## Your instructions
Leave out all pictures and return, exactly as written, the lines from the line containing "Generate a web" to the line containing "const chart = echarts.init(document.getElementById('chart'));", both ends kept.

┄┄┄┄┄┄┄┄┄┄

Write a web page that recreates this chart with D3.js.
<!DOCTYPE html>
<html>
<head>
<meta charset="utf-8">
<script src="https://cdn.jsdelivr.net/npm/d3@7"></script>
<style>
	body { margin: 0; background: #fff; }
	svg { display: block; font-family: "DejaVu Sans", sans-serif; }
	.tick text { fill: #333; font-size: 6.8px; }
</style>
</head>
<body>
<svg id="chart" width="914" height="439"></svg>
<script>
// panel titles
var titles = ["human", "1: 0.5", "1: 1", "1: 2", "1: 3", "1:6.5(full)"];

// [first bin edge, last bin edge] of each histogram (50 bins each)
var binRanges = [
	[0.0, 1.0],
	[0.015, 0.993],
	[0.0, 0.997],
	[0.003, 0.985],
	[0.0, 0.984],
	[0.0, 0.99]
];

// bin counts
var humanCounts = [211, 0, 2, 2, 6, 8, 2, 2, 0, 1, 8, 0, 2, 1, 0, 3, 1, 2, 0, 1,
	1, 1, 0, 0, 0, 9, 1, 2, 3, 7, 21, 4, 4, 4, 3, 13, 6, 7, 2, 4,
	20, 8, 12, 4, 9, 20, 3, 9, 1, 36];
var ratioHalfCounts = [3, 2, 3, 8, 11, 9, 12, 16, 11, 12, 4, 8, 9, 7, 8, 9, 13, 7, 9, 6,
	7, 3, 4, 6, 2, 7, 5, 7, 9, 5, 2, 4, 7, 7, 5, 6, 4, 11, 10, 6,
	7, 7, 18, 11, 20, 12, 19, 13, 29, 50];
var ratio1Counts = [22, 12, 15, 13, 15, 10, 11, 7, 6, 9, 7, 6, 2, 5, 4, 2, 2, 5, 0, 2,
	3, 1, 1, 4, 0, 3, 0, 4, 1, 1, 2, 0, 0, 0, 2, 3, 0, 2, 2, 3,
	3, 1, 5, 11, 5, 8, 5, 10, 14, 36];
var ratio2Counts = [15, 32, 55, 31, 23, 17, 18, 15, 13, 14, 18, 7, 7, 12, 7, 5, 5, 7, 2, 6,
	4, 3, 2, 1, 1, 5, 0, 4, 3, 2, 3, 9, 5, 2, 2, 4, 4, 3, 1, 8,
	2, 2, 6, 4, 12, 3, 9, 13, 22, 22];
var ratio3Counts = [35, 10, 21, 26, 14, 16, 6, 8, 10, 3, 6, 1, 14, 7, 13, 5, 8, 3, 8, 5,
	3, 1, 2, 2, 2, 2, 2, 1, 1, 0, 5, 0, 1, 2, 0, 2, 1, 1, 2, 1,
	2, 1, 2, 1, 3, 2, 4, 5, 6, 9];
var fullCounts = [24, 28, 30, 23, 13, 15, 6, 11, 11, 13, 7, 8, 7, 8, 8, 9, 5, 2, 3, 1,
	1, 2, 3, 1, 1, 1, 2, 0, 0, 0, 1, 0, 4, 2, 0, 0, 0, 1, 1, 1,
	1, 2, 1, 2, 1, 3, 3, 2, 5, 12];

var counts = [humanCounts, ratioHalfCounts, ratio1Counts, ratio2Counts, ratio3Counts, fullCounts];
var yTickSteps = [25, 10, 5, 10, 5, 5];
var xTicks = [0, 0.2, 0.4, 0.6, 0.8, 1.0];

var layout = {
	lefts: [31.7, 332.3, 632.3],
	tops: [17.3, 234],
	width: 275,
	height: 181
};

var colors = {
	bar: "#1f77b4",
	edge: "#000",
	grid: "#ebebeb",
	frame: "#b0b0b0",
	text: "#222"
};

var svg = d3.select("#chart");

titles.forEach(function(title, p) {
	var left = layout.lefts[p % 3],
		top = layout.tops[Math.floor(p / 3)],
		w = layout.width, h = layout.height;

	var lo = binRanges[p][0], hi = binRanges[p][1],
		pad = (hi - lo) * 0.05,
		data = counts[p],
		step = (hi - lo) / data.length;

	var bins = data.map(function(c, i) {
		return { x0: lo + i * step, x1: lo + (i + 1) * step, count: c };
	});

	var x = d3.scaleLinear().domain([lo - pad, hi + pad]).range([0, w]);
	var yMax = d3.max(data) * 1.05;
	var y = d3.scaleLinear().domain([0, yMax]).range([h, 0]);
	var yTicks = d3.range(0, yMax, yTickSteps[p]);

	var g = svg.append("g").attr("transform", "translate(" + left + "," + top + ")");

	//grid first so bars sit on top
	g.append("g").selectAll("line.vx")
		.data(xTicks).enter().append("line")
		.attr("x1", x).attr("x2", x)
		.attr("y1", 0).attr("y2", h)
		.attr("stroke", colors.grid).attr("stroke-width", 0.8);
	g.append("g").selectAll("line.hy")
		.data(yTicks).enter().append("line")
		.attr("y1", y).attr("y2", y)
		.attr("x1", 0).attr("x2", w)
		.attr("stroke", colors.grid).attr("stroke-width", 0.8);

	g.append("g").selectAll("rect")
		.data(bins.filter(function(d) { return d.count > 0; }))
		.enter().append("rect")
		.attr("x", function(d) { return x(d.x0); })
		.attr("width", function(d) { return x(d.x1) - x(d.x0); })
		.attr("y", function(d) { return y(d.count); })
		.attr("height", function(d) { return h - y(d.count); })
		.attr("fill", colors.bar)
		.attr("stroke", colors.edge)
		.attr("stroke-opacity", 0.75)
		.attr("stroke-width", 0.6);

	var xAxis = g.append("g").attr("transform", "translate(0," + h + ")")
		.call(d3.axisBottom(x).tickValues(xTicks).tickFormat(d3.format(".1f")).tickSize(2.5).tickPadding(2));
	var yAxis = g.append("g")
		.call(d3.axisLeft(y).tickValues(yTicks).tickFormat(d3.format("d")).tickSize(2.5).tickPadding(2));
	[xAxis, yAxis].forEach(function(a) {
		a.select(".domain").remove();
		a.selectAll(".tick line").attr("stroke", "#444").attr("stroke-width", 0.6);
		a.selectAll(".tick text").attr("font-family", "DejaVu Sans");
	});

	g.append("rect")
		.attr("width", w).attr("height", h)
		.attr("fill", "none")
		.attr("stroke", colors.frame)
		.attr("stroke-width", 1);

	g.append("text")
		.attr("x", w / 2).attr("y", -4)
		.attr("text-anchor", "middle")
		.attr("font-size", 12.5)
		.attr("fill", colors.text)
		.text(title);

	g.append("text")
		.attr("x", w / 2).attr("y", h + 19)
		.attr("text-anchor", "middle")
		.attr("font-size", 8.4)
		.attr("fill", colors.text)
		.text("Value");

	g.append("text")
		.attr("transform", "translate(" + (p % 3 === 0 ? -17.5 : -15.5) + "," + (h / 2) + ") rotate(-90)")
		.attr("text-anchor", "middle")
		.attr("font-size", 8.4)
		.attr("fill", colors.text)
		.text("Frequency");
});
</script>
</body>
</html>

┄┄┄┄┄┄┄┄┄┄

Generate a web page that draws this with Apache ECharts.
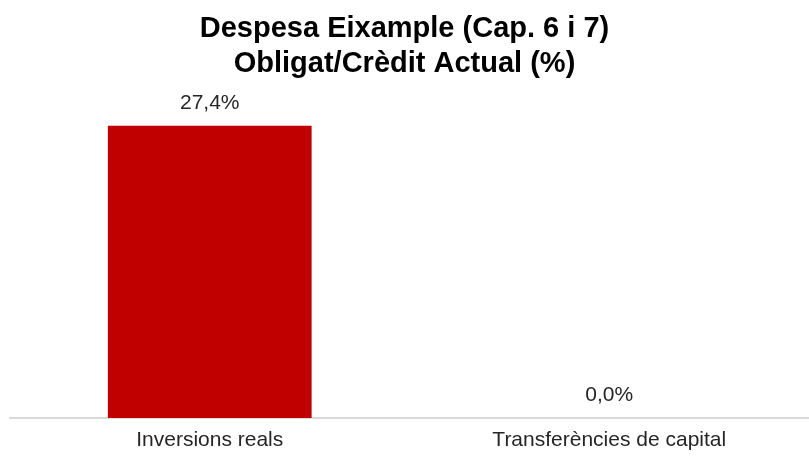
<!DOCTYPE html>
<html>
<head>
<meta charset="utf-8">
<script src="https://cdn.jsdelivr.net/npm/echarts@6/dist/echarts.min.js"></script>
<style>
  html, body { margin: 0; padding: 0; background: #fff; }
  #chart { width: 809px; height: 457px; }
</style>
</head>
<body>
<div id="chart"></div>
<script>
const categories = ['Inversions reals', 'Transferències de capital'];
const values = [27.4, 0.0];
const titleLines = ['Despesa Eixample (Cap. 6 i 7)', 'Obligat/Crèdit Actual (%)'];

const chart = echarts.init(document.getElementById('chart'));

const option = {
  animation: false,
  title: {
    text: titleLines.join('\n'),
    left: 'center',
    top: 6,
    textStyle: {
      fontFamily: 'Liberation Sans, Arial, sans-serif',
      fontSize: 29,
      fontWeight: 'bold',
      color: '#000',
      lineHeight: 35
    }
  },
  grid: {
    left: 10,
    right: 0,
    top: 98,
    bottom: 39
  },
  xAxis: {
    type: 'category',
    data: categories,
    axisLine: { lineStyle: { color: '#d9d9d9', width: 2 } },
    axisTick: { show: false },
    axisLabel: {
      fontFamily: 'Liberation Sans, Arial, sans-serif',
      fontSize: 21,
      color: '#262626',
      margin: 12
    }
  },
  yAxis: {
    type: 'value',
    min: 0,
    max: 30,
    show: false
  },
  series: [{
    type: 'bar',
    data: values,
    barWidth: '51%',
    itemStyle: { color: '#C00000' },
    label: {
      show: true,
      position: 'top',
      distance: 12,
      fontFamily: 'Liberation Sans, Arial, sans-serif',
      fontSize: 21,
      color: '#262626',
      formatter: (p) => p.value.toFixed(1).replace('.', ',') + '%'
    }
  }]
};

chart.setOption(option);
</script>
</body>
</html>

┄┄┄┄┄┄┄┄┄┄

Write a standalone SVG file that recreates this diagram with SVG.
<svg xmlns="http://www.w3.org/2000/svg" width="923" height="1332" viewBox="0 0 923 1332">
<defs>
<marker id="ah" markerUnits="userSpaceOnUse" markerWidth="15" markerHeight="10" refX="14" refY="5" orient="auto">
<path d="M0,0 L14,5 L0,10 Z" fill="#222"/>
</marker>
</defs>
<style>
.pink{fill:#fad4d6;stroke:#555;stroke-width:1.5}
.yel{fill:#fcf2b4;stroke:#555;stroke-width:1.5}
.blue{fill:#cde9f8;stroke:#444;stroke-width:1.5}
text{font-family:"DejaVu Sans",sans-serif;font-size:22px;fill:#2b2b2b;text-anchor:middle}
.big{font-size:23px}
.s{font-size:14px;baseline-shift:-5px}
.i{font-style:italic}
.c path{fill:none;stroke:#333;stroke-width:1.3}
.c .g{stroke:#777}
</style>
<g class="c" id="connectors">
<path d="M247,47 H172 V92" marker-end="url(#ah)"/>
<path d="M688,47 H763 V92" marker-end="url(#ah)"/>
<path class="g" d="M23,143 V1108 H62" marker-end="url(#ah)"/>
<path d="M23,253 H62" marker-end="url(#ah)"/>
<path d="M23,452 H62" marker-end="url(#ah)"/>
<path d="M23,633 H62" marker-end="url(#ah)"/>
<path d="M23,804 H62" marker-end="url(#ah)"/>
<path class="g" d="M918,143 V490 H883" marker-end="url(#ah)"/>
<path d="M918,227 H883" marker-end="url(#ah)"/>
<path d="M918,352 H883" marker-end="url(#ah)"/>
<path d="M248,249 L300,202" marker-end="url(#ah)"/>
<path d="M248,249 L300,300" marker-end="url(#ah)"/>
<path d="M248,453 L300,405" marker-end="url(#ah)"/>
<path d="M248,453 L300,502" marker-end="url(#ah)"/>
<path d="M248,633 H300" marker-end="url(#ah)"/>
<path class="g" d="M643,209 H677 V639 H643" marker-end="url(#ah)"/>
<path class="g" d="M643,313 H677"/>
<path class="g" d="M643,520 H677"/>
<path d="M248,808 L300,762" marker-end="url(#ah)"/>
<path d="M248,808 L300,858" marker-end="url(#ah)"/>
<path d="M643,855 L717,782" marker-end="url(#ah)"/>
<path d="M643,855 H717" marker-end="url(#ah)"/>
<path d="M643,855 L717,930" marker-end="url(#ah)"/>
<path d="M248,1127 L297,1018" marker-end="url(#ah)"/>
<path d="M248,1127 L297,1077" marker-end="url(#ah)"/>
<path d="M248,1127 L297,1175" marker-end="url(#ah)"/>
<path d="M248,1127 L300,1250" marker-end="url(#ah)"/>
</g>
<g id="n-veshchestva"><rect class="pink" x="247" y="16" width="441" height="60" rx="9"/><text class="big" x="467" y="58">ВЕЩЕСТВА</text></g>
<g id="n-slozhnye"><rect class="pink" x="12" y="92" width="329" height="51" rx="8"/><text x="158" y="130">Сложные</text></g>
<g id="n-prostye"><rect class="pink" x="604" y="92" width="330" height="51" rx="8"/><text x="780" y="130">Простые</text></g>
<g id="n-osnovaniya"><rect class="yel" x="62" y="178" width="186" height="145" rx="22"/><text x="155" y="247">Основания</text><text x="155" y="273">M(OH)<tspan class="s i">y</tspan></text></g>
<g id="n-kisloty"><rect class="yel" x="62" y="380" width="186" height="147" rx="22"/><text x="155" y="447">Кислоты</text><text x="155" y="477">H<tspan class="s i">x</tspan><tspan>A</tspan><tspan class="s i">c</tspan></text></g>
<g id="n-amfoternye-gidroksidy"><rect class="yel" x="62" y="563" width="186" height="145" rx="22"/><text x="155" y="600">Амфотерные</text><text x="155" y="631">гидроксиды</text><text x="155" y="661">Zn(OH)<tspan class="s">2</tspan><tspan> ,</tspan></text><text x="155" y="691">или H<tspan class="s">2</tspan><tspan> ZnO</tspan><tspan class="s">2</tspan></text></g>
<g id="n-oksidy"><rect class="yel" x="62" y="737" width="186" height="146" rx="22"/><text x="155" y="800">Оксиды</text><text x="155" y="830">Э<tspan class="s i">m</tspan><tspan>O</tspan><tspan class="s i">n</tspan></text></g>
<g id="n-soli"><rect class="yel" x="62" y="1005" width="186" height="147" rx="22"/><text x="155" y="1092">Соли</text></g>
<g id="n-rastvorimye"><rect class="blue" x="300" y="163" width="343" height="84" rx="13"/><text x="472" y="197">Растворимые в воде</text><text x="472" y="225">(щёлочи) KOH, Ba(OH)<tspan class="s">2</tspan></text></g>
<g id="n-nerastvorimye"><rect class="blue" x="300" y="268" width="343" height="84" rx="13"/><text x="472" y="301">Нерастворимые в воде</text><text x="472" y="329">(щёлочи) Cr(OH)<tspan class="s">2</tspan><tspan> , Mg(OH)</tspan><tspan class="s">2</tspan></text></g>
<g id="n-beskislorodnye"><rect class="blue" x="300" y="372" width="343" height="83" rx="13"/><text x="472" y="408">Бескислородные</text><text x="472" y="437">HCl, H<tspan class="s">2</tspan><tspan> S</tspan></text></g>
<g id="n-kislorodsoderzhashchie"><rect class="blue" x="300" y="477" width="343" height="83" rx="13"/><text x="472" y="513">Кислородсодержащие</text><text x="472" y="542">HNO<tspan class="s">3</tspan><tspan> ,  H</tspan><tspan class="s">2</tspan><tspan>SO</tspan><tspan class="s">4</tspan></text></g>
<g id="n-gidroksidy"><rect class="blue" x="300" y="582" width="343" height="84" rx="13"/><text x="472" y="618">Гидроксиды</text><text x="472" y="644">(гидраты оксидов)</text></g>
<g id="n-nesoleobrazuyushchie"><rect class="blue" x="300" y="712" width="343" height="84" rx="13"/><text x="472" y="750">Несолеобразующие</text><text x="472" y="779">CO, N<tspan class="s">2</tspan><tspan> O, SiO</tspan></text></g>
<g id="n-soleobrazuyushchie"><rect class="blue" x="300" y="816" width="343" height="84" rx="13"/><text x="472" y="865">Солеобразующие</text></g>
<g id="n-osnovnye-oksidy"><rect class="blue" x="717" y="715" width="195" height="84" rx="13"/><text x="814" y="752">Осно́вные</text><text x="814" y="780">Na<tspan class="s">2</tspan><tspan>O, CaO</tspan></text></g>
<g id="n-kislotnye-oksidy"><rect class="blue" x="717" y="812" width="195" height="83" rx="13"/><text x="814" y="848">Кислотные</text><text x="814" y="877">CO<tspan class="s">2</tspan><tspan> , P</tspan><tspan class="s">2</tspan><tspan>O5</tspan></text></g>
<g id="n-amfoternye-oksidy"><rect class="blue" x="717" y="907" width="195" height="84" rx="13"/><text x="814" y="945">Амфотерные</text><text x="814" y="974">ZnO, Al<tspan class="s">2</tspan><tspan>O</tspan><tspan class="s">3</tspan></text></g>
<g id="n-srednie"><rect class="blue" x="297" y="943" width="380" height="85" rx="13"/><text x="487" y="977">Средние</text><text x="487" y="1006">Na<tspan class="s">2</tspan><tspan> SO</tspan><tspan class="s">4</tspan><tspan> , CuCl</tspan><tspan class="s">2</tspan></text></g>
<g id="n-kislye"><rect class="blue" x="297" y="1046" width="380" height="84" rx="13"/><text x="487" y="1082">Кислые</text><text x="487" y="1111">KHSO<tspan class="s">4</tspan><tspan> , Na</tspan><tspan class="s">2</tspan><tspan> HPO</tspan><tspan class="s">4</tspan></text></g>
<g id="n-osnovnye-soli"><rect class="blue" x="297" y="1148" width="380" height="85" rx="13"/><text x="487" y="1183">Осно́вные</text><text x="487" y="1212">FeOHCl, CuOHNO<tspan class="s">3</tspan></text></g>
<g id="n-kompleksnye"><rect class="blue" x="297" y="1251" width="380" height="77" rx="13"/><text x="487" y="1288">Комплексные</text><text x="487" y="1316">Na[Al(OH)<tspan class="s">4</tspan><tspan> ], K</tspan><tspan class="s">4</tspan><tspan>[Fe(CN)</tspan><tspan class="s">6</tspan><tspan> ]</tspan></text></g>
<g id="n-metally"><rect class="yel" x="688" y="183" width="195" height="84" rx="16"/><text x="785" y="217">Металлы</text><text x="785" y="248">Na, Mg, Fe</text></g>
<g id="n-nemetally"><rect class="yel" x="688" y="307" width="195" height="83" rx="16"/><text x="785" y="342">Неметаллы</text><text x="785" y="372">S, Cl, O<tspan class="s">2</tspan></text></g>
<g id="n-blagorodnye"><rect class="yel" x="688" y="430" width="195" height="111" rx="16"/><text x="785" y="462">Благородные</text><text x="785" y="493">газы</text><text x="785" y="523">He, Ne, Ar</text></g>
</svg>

┄┄┄┄┄┄┄┄┄┄

## Task result
Generate a web page that draws this with Apache ECharts.
<!DOCTYPE html>
<html>
<head>
<meta charset="utf-8">
<script src="https://cdn.jsdelivr.net/npm/echarts@6/dist/echarts.min.js"></script>
<style>
  html, body { margin: 0; padding: 0; background: #fff; }
  #chart { width: 809px; height: 457px; }
</style>
</head>
<body>
<div id="chart"></div>
<script>
const categories = ['Inversions reals', 'Transferències de capital'];
const values = [27.4, 0.0];
const titleLines = ['Despesa Eixample (Cap. 6 i 7)', 'Obligat/Crèdit Actual (%)'];

const chart = echarts.init(document.getElementById('chart'));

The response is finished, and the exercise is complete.